OCR problem with files longer than 30 pages

Hi,

I have a problem / suggestion. Even though I’m on a Dual Core 2GHz with 2Gb of ram, I cannot manage to use the OCR on documents with more than somehing like 30 pages. I used it successfully on a 15 pages article, but not on a 35 pages one: the hd starts spinning, the available memory drops to zero and the swap file jumps up to 2Gb. I waited for 15 minutes, but the process was stuck with the initial window (the one before the IRIS popup). When I stop the OCR process, the memory allocation goes back to normal. Reading the forum others do not seem to have this issue, do you think I should wait longer? Is the massive memory allocation normal?

And now one suggestion: it would be handy to have the possibility to limit the OCR conversion to the first N pages (even for a long article the topic should be pretty clear from let’s say the first 20 pages). This could be a general option, in the preferences.

Thanks for the great product.

Best,
Cesare

Hi, Cesare. I’ve successfully run many 50-page scans to OCR to database on my MacBook Pro dual core 2.0 GHz with 2 GB RAM and on my Power Mac G5 2.3 GHz dual core with 5 GB RAM.

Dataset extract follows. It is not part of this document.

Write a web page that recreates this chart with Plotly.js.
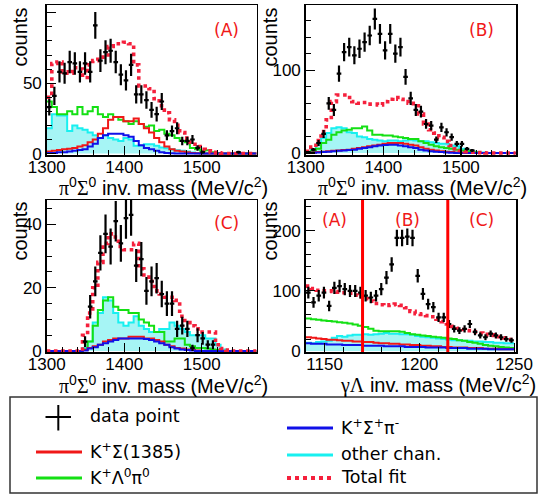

OCR requires uses a lot of computer resources, when you think about what’s going on. Especially if there’s not much free RAM available when you start scanning, a long document may take a while, although there are some things you can control.

I use a little preference pane called MenuMeters (Google it). That lets me monitor the activity of both CPU cores and the amount of free RAM available.

Free RAM is important. Although Apple’s Virtual Memory will let a memory-intensive operation proceed to completion, it does so by swapping data between disk and RAM, using VM swap files. By comparison to the speed of memory operations in physical RAM, manipulating memory from disk is horribly slower.

If I’ve got little free RAM available, I know that a memory-intensive procedure that I’m about to start (such as scanning and OCR) may prove slower than I’d like. So I can quit some other applications I’m not using at the moment, and quit and relaunch DTPO to free up some more memory. If I’ve accumulated large VM swap files, I may simply reboot before doing scan/OCR.

If you have a large DTPO database, it may be using up a lot of memory to load. You may find it efficient to create a new, empty database when you are going to scan many paper documents. This will free up your computer resources (especially important if you have limited RAM) so that the scan/OCR process will be noticeably faster. Later, you can move the new OCR’d files to their appropriate database.

Option to OCR only the first x pages of a PDF? Personally, I wouldn’t be satisfied with that. I’ve got many long PDFs in which the information in the last y pages may be more important for my searching and analysis needs than the information in the first x pages. It’s not just what the document is about; it’s about the information that it actually contains. :slight_smile:

I’m not even certain that such an option could be implemented, given the OCR plugin we are using.

Any others want to comment on that suggested option?

Hi Bill,

Sorry for the delay, it was a busy week. Thanks for your help, it actually works, I just assumed it hanged and stopped it before it could finish the job.

I asked for the additional option mainly because I thought there could be a problem with long text; as it works fine I agree with you, much better to have the full content!